Так, римское понимание практического смысла соблюдения законов в имперский период, по всей видимости, не имеет в современном обществе прямых аналогов, поскольку сейчас концепция сожительства в городской среде богов и граждан воспринимается плохо. Тем не менее открытие новых сведений о римском праве II–III веков неизбежно повлияет на правовые конструкции XXI века, поскольку последние наследуют классическому римскому праву и его логике, пусть даже не напрямую: соблазн применить новооткрытый римский правовой институт к современным реалиям, думаю, будет почти непреодолим, ибо освящение авторитетом веков все еще действует лучше, чем авторитет даже Верховного суда США, особенно в странах с непрецедентным правом. 

Наконец, помимо историков, на общество влияют еще десятки профессиональных сообществ: например, историки, интересующиеся представлениями человечества о движущихся картинках, появляются только с практическим изобретением мультипликации, а не из-за исследований поколениями своих предшественников вопроса истории театра теней в Индонезии. Не менее эффективно работает накопление данных, забывание/разрушение материальных носителей и изобретение новых сущностей — историками, движущими общественный прогресс, все это управляет в равной степени.

Тем не менее, если соображение о кольце «академическая история — общество — фолк-хистори — историки — академическая история» верно, то попытка какой-либо социальной инженерии на его базе (пусть даже мы считаем этичным сознательную манипуляцию в этой сфере) вряд ли увенчается успехом, если не принимать во внимание реальную сложность происходящего. «Управление позитивной историей» в этом свете выглядит самонадеянностью гомерических размеров: а мы точно уверены, что созданный героями-просветителями позитивный макет истории России породит на свет новую гражданственность, а не выше упоминаемую неведомую трансжестокость?
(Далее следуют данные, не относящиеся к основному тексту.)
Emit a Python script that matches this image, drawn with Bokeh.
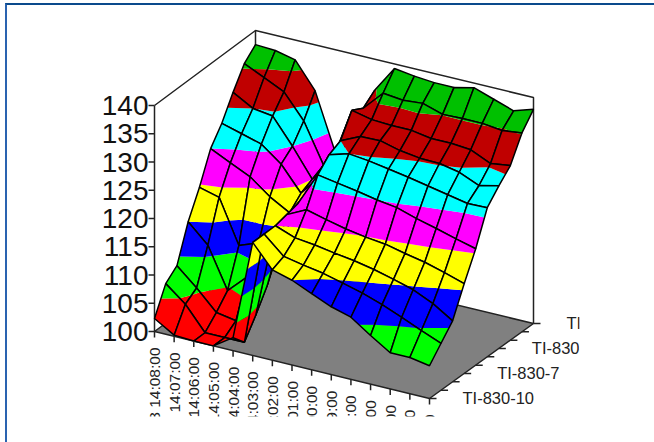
from bokeh.plotting import figure
from bokeh.models import Range1d, ColumnDataSource
from bokeh.embed import file_html
from bokeh.resources import INLINE
from bokeh.core.properties import value

# --- data: temperature per time step, across sensors TI-830-10 ... TI-830-1
time_labels = ["3 14:08:00", "14:07:00", "14:06:00", "14:05:00", "14:04:00", "14:03:00", "14:02:00", "14:01:00",
               "14:00:00", "13:59:00", "13:58:00", "13:57:00", "13:56:00", "13:55:00", "13:54:00"]
sensor_labels = ["TI-830-10", "TI-830-7", "TI-830-4", "TI-830-1"]
sensor_label_pos = [0, 3, 6, 9]
z_ticks = [100, 105, 110, 115, 120, 125, 130, 135, 140]

t1408 = [102.3, 107.0, 108.7, 115.0, 119.6, 125.0, 128.0, 132.0, 135.6, 137.5]
t1407 = [100.2, 104.2, 105.6, 111.7, 118.7, 123.3, 127.0, 130.0, 134.0, 137.3]
t1406 = [100.0, 100.0, 102.1, 104.5, 111.0, 121.7, 126.0, 129.5, 132.3, 136.5]
t1405 = [100.0, 100.0, 101.5, 107.8, 112.3, 119.0, 123.3, 125.0, 128.0, 131.9]
t1404 = [102.3, 100.0, 103.3, 107.0, 111.9, 117.0, 119.0, 120.0, 121.0, 122.0]
t1403 = [120.0, 120.0, 120.0, 120.5, 121.0, 122.0, 123.0, 124.0, 125.0, 127.0]
t1402 = [116.0, 116.9, 118.7, 122.2, 126.9, 129.0, 130.0, 133.9, 132.8, 134.5]
t1401 = [115.0, 116.2, 118.3, 121.3, 126.3, 130.0, 131.6, 133.1, 136.3, 139.2]
t1400 = [113.5, 115.6, 117.7, 120.5, 125.7, 129.6, 131.7, 132.9, 135.9, 138.7]
t1359 = [112.0, 114.7, 117.2, 119.9, 125.0, 129.0, 130.8, 132.9, 136.2, 138.4]
t1358 = [111.0, 113.8, 116.5, 119.5, 124.5, 128.4, 130.3, 132.3, 135.1, 138.4]
t1357 = [108.6, 112.6, 115.6, 118.7, 123.4, 127.7, 130.2, 132.3, 135.2, 139.2]
t1356 = [106.4, 111.2, 114.6, 118.0, 122.5, 127.0, 129.5, 132.0, 135.2, 138.0]
t1355 = [106.4, 109.7, 113.0, 117.0, 121.5, 126.3, 128.0, 130.4, 134.8, 136.8]
t1354 = [105.8, 108.3, 110.8, 115.9, 120.6, 126.4, 128.8, 130.9, 135.2, 137.9]
surface = [t1408, t1407, t1406, t1405, t1404, t1403, t1402, t1401, t1400, t1359, t1358, t1357, t1356, t1355, t1354]

band_edges = [100, 105, 110, 115, 120, 125, 130, 135, 140]
band_colors = ["#ff0000", "#00ff00", "#0000ff", "#ffff00", "#ff00ff", "#00ffff", "#c00000", "#00c000"]
floor_color = "#808080"
axis_color = "#222222"
nt, ns = len(surface), len(surface[0])

# --- oblique projection of the box
ox, oy = 154.0, 331.0
tx, ty = 275.0 / (nt - 1), 67.0 / (nt - 1)
sy = -75.0 / (ns - 1)
zs = 5.65

def proj(i, j, z):
    sx = (101.0 + 3.0 * i / (nt - 1)) / (ns - 1)
    return ox + tx * i + sx * j, oy + ty * i + sy * j - zs * (z - 100)

def clip(poly, lo, hi):
    def half(pts, keep, limit):
        out = []
        for a, b in zip(pts, pts[1:] + pts[:1]):
            ka, kb = keep(a[2]), keep(b[2])
            if ka:
                out.append(a)
            if ka != kb:
                f = (limit - a[2]) / (b[2] - a[2])
                out.append((a[0] + f * (b[0] - a[0]), a[1] + f * (b[1] - a[1]), limit))
        return out
    res = half(poly, lambda z: z >= lo, lo)
    if res:
        res = half(res, lambda z: z <= hi, hi)
    return res

xs, ys, fills, falpha, lalpha = [], [], [], [], []
for i in range(nt - 1):
    for j in range(ns - 2, -1, -1):
        quad = [(i, j, surface[i][j]), (i + 1, j, surface[i + 1][j]),
                (i + 1, j + 1, surface[i + 1][j + 1]), (i, j + 1, surface[i][j + 1])]
        for b, col in enumerate(band_colors):
            part = clip(quad, band_edges[b], band_edges[b + 1])
            if len(part) >= 3:
                pts = [proj(*v) for v in part]
                xs.append([q[0] for q in pts]); ys.append([q[1] for q in pts])
                fills.append(col); falpha.append(1.0); lalpha.append(0.0)
        pts = [proj(*v) for v in quad]
        xs.append([q[0] for q in pts]); ys.append([q[1] for q in pts])
        fills.append("#000000"); falpha.append(0.0); lalpha.append(1.0)

p = figure(width=647, height=437, frame_width=572, frame_height=411,
           x_range=Range1d(7, 579), y_range=Range1d(416, 5),
           x_axis_type=None, y_axis_type=None, toolbar_location=None, output_backend="svg",
           min_border_left=0, min_border_top=0, min_border_right=75, min_border_bottom=26)
p.grid.visible = False
p.outline_line_color = None
p.background_fill_color = "#ffffff"
p.border_fill_color = "#ffffff"
p.styles = {"position": "absolute", "left": "5px", "top": "3px",
            "border-top": "2px solid #0a4a8c", "border-left": "2px solid #2a63b0"}

# floor
corners = [proj(0, 0, 100), proj(nt - 1, 0, 100), proj(nt - 1, ns - 1, 100), proj(0, ns - 1, 100)]
p.patch([c[0] for c in corners], [c[1] for c in corners], fill_color=floor_color, line_color=axis_color, line_width=1.5)

# box frame
top = [proj(0, 0, 140), proj(0, ns - 1, 140), proj(nt - 1, ns - 1, 140), proj(nt - 1, ns - 1, 100)]
p.line([c[0] for c in top], [c[1] for c in top], line_color=axis_color, line_width=1.5)
back = [proj(0, ns - 1, 140), proj(0, ns - 1, 100)]
p.line([c[0] for c in back], [c[1] for c in back], line_color=axis_color, line_width=1.5)
left = [proj(0, 0, 100), proj(0, 0, 140)]
p.line([c[0] for c in left], [c[1] for c in left], line_color=axis_color, line_width=1.5)

# surface
src = ColumnDataSource(dict(xs=xs, ys=ys, fc=fills, fa=falpha, la=lalpha))
p.patches("xs", "ys", source=src, fill_color="fc", fill_alpha="fa", line_color="#000000", line_alpha="la", line_width=1.5)

# ticks
zb = [proj(0, 0, z) for z in z_ticks]
p.segment([c[0] - 6 for c in zb], [c[1] for c in zb], [c[0] for c in zb], [c[1] for c in zb], line_color=axis_color, line_width=1.5)
p.text([c[0] - 6 for c in zb], [c[1] for c in zb], text=[str(z) for z in z_ticks], text_align="right", text_baseline="middle",
       text_font=value("Liberation Sans"), text_font_size="28px", text_color="#111111")
tb = [proj(i, 0, 100) for i in range(nt)]
p.segment([c[0] for c in tb], [c[1] for c in tb], [c[0] for c in tb], [c[1] + 6 for c in tb], line_color=axis_color, line_width=1.5)
p.text([c[0] for c in tb], [c[1] + 16 for c in tb], text=time_labels, angle=1.5708, text_align="right", text_baseline="middle",
       text_font=value("Liberation Sans"), text_font_size="15.5px", text_color="#222222")
sb = [proj(nt - 1, j, 100) for j in range(ns)]
p.segment([c[0] for c in sb], [c[1] for c in sb], [c[0] + 7 for c in sb], [c[1] for c in sb], line_color=axis_color, line_width=1.5)
lb = [proj(nt - 1, j, 100) for j in sensor_label_pos]
p.text([c[0] + 33 for c in lb], [c[1] - 1 for c in lb], text=sensor_labels, text_align="left", text_baseline="middle",
       text_font=value("Liberation Sans"), text_font_size="16.5px", text_color="#222222")

open("out.html", "w").write(file_html(p, INLINE))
Мы так хорошо знаем, как это работает или даже может работать?

К счастью, по предлагаемой схеме это не работает — что достоверно известно. Например, проект «позитивной истории» в части создания истории российского предпринимательства уже не менее пятнадцати лет финансируется Российским союзом промышленников и предпринимателей и не вызывает какого-либо внимания непросвещенной публики при наличии вполне ощутимых научных результатов (к умиротворению ревности россиян замечу лишь, что предпринимательская и, шире, экономическая история и в мире исчезающе редко становится актуальным общественным знанием, несмотря на то что уже не менее шестидесяти лет к финансированию этих работ причастны самые богатые публичные корпорации мира). «История корейцев в России» также создана — во всяком случае, больших белых пятен для историков в ней пока не обнаруживается. В целом, найти совершенно не исследованную тему в истории России — занятие достаточно непростое; другое дело, что популярных обработок исторических статей, от которых не хватались бы за голову академические историки, действительно немного. Метафора Оруэлла об управлении будущим через управление прошлым воспринята в России слишком буквально: у прошлого в представлении общества своя механика, простая пропаганда дает какие-то плоды, но совершенно не те, что ожидают ее творцы, а самые неожиданные.
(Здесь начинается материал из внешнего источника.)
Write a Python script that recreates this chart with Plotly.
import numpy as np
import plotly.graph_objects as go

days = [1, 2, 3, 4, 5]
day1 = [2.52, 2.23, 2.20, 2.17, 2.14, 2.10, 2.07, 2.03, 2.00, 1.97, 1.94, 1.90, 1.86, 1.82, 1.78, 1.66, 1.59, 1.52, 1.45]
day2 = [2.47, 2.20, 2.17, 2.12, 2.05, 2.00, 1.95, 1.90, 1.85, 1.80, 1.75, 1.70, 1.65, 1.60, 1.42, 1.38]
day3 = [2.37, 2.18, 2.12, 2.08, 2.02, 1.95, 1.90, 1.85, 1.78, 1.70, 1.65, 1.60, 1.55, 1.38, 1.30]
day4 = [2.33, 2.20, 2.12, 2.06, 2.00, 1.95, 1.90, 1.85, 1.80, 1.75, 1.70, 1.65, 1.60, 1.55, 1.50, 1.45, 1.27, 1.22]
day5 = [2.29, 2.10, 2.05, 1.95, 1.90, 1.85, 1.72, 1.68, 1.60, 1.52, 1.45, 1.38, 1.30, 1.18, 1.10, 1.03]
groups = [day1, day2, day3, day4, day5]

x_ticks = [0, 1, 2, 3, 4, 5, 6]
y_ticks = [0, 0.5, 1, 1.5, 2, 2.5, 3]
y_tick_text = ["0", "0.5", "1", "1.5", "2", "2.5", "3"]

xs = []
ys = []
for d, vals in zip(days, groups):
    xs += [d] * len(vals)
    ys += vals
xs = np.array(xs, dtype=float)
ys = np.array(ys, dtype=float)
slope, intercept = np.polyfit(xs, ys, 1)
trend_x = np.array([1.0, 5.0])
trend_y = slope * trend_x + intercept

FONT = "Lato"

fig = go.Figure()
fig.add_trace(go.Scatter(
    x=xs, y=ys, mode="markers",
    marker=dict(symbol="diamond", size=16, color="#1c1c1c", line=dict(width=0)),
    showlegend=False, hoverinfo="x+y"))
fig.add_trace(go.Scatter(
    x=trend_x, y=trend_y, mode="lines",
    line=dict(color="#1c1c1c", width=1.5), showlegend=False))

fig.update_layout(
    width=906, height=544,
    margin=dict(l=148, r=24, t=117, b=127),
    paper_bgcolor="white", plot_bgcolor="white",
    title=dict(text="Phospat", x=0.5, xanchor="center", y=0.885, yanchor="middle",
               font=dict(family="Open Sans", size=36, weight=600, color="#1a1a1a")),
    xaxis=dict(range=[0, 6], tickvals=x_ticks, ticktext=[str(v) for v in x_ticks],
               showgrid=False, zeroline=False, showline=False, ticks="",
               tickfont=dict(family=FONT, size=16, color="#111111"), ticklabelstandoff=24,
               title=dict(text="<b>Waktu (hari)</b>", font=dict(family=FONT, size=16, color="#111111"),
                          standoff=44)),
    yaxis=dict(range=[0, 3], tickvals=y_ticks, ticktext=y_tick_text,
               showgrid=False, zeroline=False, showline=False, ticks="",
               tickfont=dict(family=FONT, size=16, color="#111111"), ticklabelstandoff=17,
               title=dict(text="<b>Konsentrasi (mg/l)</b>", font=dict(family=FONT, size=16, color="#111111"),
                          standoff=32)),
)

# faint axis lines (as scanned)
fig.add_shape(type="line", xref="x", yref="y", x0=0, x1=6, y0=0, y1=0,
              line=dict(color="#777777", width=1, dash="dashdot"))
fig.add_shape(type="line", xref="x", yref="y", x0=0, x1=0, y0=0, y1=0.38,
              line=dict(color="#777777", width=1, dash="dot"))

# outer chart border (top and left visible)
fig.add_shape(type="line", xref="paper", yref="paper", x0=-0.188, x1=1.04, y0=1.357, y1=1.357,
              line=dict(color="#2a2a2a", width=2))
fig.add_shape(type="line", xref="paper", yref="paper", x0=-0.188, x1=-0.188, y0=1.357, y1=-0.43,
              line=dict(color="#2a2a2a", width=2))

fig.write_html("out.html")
И то же самое, но с гораздо большей горечью, мы можем сказать о популярных обработках научного знания о современности. Учебник Венедикта Ерофеева по истории России интересен именно авторством, и у нас есть нечто более ценное, чем сожженные под Петушками тетрадки, — литературное наследие Ерофеева, его наблюдения о своей современности, не очень далеко ушедшей от нашей. То, чего нам более хорошей истории не хватает для настоящего с перспективами в будущем, — это настоящее и деятельность в настоящем, изменения реальности действиями в нашем времени. Собственно, «новая позитивная версия истории», новые акценты в историческом нарративе, снятие предубеждений и искажений в нем, как и сам интерес к истории — а он очень низок, в России баснословно мало знают об истории страны, и именно потому она кажется бедной и унылой, — все это может быть результатом точных и беспристрастных исследований настоящего и рациональных предложений, ориентированных в будущее.

Насколько мы можем быть успешны и убедительны в своем настоящем — настолько гармоничную и целостную национальную историю мы будем иметь.

И в этом свете никаких возражений к любым вариантам самой идеи быть не может: толкование истории, в том числе и непрофессионалами, есть вполне осмысленное занятие и персональная стратегия. Вопрос только в целеполагании таких занятий. Так нельзя «исправить Россию». Так можно только ее делать — для себя, для того, кто будет готов принять вашу версию, и для того, кто будет ее яростно отвергать, предлагая свою. Страна есть текст, который читает каждый, — его можно исправлять, но, конечно, лучше дописывать, а уж историки в будущем разберутся, кто и что добавил, а что забылось. И этот текст, частью которого является нарратив национальной истории, всегда персонален, и общественное развитие всегда движется этими противоречиями. Нет смысла писать альтернативную историю для общественного блага. Напротив, всякий, кто имеет мысли на исторические темы, свободно излагая их, приносит благо обществу — заставляя обсуждать через него настоящее, потому что это единственное, что нужно для будущего.

Мы не знаем, что будет с нами в этом будущем, мы можем только надеяться на то, что наши дела были кому-то полезны. Потом все это тоже подвергнется переоценке — но сие уже не наше дело.